Intel is working on a set-top box device — an Intel TV Box — that would operate an Intel-powered service, which is similar to what Roku is already doing.

(2) Pay TV Model

The service itself sounds like it’ll be wholly dependent on the existing pay TV model, operating on top of cable and live TV broadcasts.

(3) Catch Up Service

Current pay television providers don’t offer a “catch up” service. You can pay to catch up on shows you have missed. This is one of the perks the yet-to-be-named Intel Box.

(4) Better User Experience

Huggers also touched on other things the Intel Box would improve, like channel listing grids, content discovery, previously discussed motion sense controls and interactivity, and a more cohesive experience that doesn’t require multiple apps or devices to view the content you want.
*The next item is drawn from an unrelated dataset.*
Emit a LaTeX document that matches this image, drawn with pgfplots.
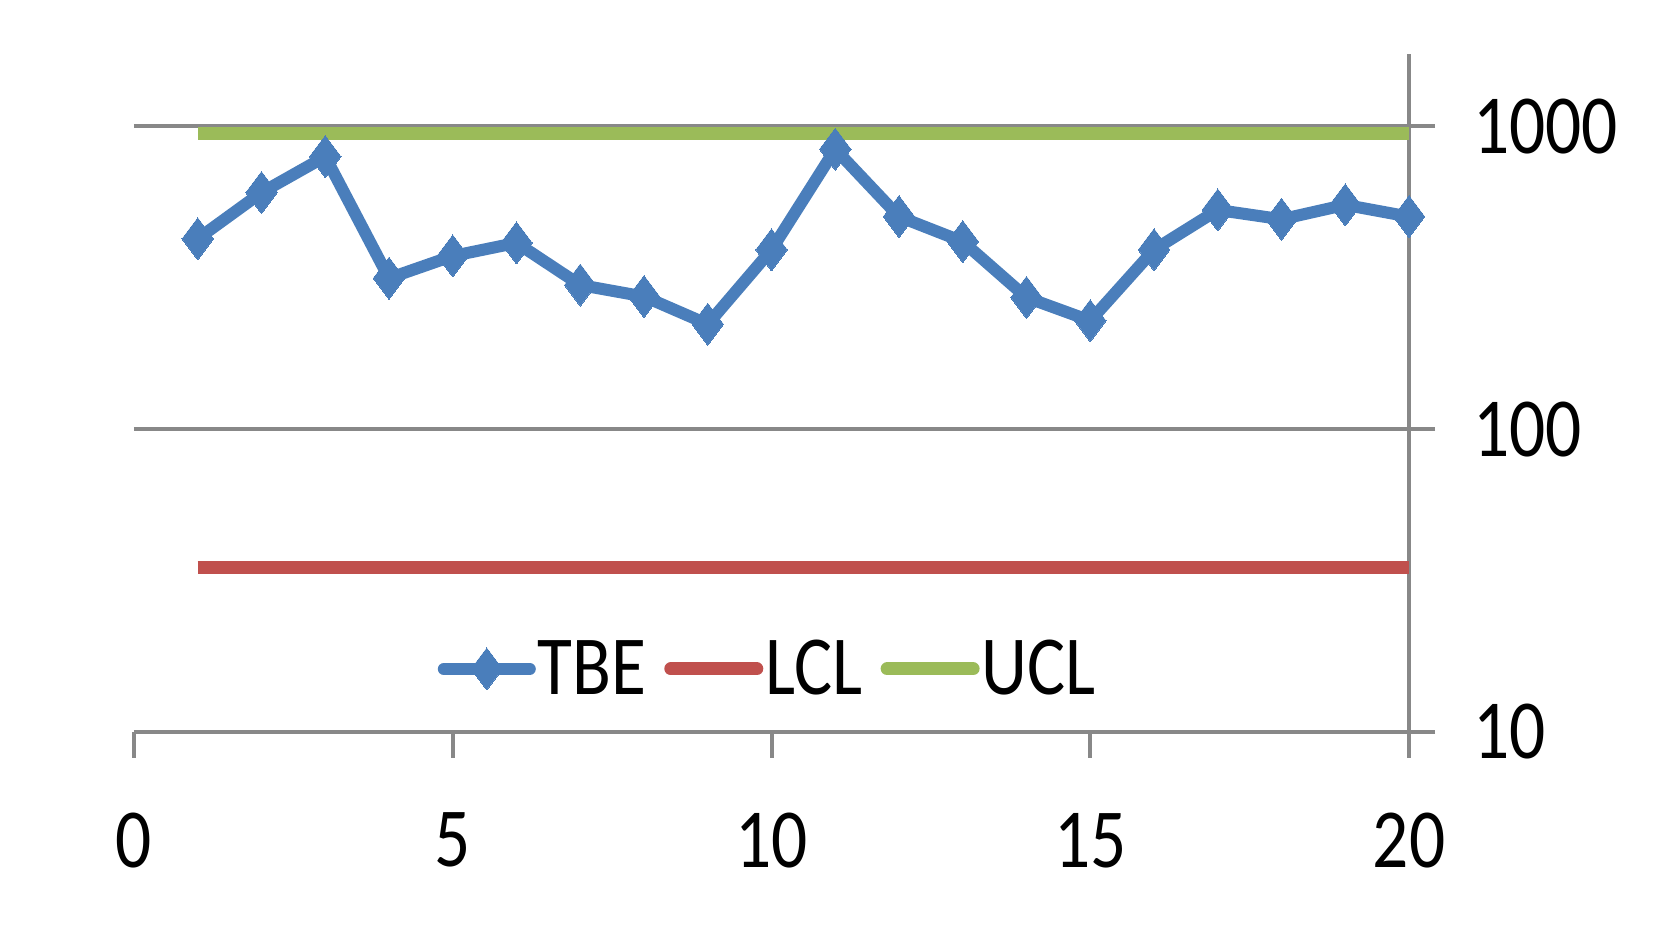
\documentclass[border=0pt]{standalone}
\usepackage{fontspec}
\setmainfont[FakeStretch=0.85]{Carlito}
\usepackage{pgfplots}
\pgfplotsset{compat=1.18}
\definecolor{tbeblue}{HTML}{4A7EBB}
\definecolor{lclred}{HTML}{C0504D}
\definecolor{uclgreen}{HTML}{9BBB59}
\definecolor{axgray}{HTML}{888888}
\begin{document}
\begin{tikzpicture}
\useasboundingbox (-67pt,-99pt) rectangle (768pt,366pt);
\begin{axis}[
  at={(0pt,0pt)}, anchor=south west,
  scale only axis, width=637.5pt, height=339pt,
  xmin=0, xmax=20, ymode=log, ymin=10, ymax=1732,
  axis x line=bottom, axis y line=right,
  axis line style={-, draw=axgray, line width=2pt},
  xtick={0,5,10,15,20},
  ytick={10,100,1000}, yticklabels={10,100,1000},
  yminorticks=false, xminorticks=false,
  tick align=outside, major tick length=13pt,
  tick style={draw=axgray, line width=2pt},
  ymajorgrids, grid style={draw=axgray, line width=2pt},
  ticklabel style={font=\fontsize{42}{42}\selectfont, text=black},
  /pgf/number format/assume math mode=true,
  xticklabel style={anchor=north, yshift=-24pt},
  yticklabel style={anchor=west, xshift=15.5pt},
  legend columns=3,
  legend style={at={(0.497,0.093)}, anchor=center, draw=none, fill=none,
    font=\fontsize{42}{42}\selectfont, inner sep=0pt,
    nodes={inner xsep=1pt, inner ysep=0pt},
    /tikz/every even column/.append style={column sep=8pt}},
  legend image code/.code={\draw[mark repeat=2,mark phase=2, line cap=round] plot coordinates {(0pt,0pt) (21.5pt,0pt) (43pt,0pt)};},
]
\addplot[color=tbeblue, line width=6pt, mark=diamond*, mark size=10.5pt, mark options={solid, line width=0pt, fill=tbeblue}]
 coordinates {(1,425) (2,604) (3,794) (4,315) (5,373) (6,412) (7,299) (8,274) (9,222) (10,391)
 (11,840) (12,503) (13,416) (14,272) (15,228) (16,391) (17,529) (18,493) (19,550) (20,503)};
\addlegendentry{TBE}
\addplot[color=lclred, line width=6.5pt, mark=none]
 coordinates {(1,35) (2,35) (3,35) (4,35) (5,35) (6,35) (7,35) (8,35) (9,35) (10,35)
 (11,35) (12,35) (13,35) (14,35) (15,35) (16,35) (17,35) (18,35) (19,35) (20,35)};
\addlegendentry{LCL}
\addplot[color=uclgreen, line width=6.5pt, mark=none]
 coordinates {(1,948) (2,948) (3,948) (4,948) (5,948) (6,948) (7,948) (8,948) (9,948) (10,948)
 (11,948) (12,948) (13,948) (14,948) (15,948) (16,948) (17,948) (18,948) (19,948) (20,948)};
\addlegendentry{UCL}
\end{axis}
\end{tikzpicture}
\end{document}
(5) Expensive Clunky Business Model

One thing Intel won’t be doing is reducing your monthly television bill.

With Intel you will have to pay for your current TV subscription on top of whatever Intel offers, plus the cost of the Intel Box. Yikes!

Also, the Intel Box/service won’t be changing the current model of TV pricing, meaning it won’t offer channels on an à la carte basis (that is, buying only the channels you want).

Intel executives “do believe there is value in bundles … if done right they can provide a lot,” Huggers said, adding that Intel’s new TV service may seek to provide differ kinds of bundles that make more sense than what’s currently offered by cable providers like Comcast, Time Warner Cable, and such. “I don’t believe the industry is ready for à la carte television."

At first look, it doesn't look very promising

What Intel is building really sounds like a better version of what cable TV providers. It is unlikely that people will want to pay for the same service twice.

The Intel Box/service will be available later in 2013.